While all of these weapons played their roles and we can argue their claims until we’re blue in the face, these were not weapons carried on a day to day basis by average citizens. They were carried mostly by outdoorsmen; cowboys, prospectors, Army scouts and lawmen. But most people were not of that ilk; shopkeepers, bankers, blacksmiths and all the myriad folks that make a society work would have looked mighty out of place with a full-sized belt pistol.
This is not to say they went unarmed, though many of them did. Those that did were simply more discreet about it. Derringers abounded, most having a single or double barrel, and there were a few 4-shooters as well. But the market seems to have been dominated by compact small-caliber revolvers. Colt’s first proper cartridge-revolver was in fact a pocket gun, and as soon as the Rollin White patent on bored through cylinders expired the market for such guns boomed.
Colt, Remington and others offered quite a few variations on the theme, and these were for the most part solid-frame , single-action revolvers that either loaded via a gate (like the Peacemaker) or by removing the cylinder; in either case reloading was a somewhat awkward process, and not generally a fast one.
S&W had a different solution- they introduced their top-break, auto-ejecting #3 revolver, and by the mid 1870s introduced pocket versions of these guns in .32 and .38 S&W.
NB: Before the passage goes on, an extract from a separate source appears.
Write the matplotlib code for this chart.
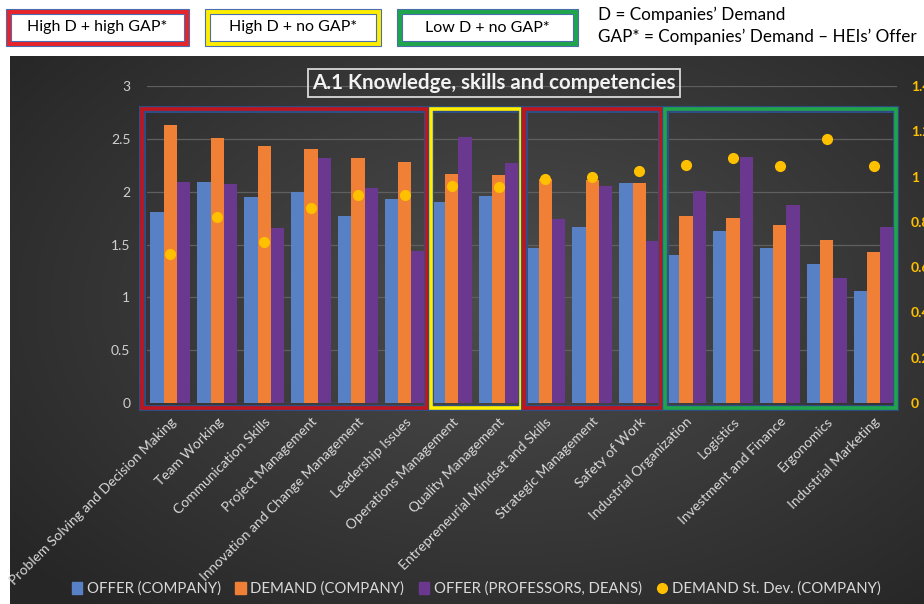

Like their Schofield revolver these compact guns ejected their shells automatically when the mechanism was opened, and thus could be reloaded much, much faster than solid-frame gate-loading guns. While it is true that top-breaks are weapons are weaker than solid-frame guns this did not prevent them from being chambered in potent calibers like .44-40, and many of these guns work as well today as they did 150 years ago, so ‘weak’ is a relative term.
Shortly thereafter S&W introduced top-break double-action revolvers, and then hammerless variants of those. Other companies quickly jumped on that bandwagon, though none in my opinion equaled the quality of the S&W guns. Between the cheap solid-frames and top-breaks pretty much anyone could afford a pocket-revolver that would work at least long enough to save their life (provided they could shoot.)
Below are photos of some of these guns from a variety of makers. Solid-frame guns are sadly under-represented. I’ll need to work on that…
From the 1870s through the end of the century there were no shortage of concealed-carry revolvers, and they while their larger siblings grabbed all the glory these were the guns of everyday folk.
There are a great many still out there, and since such guns were carried (or sat in a night-stand drawer) far more than they were taken out and fired many of them are still in good, useable condition. Most are not too expensive, though prices are rising as better-known guns increase in value; a case of ‘a rising tide lifts all boats.’ You should of course have any such firearm carefully examined by an expert before firing them, and you should fire them if it’s safe; they’re a lot of fun to master. Of course you’ll probably want to reload your own ammunition; these old calibers can be hard to find and expensive when you do.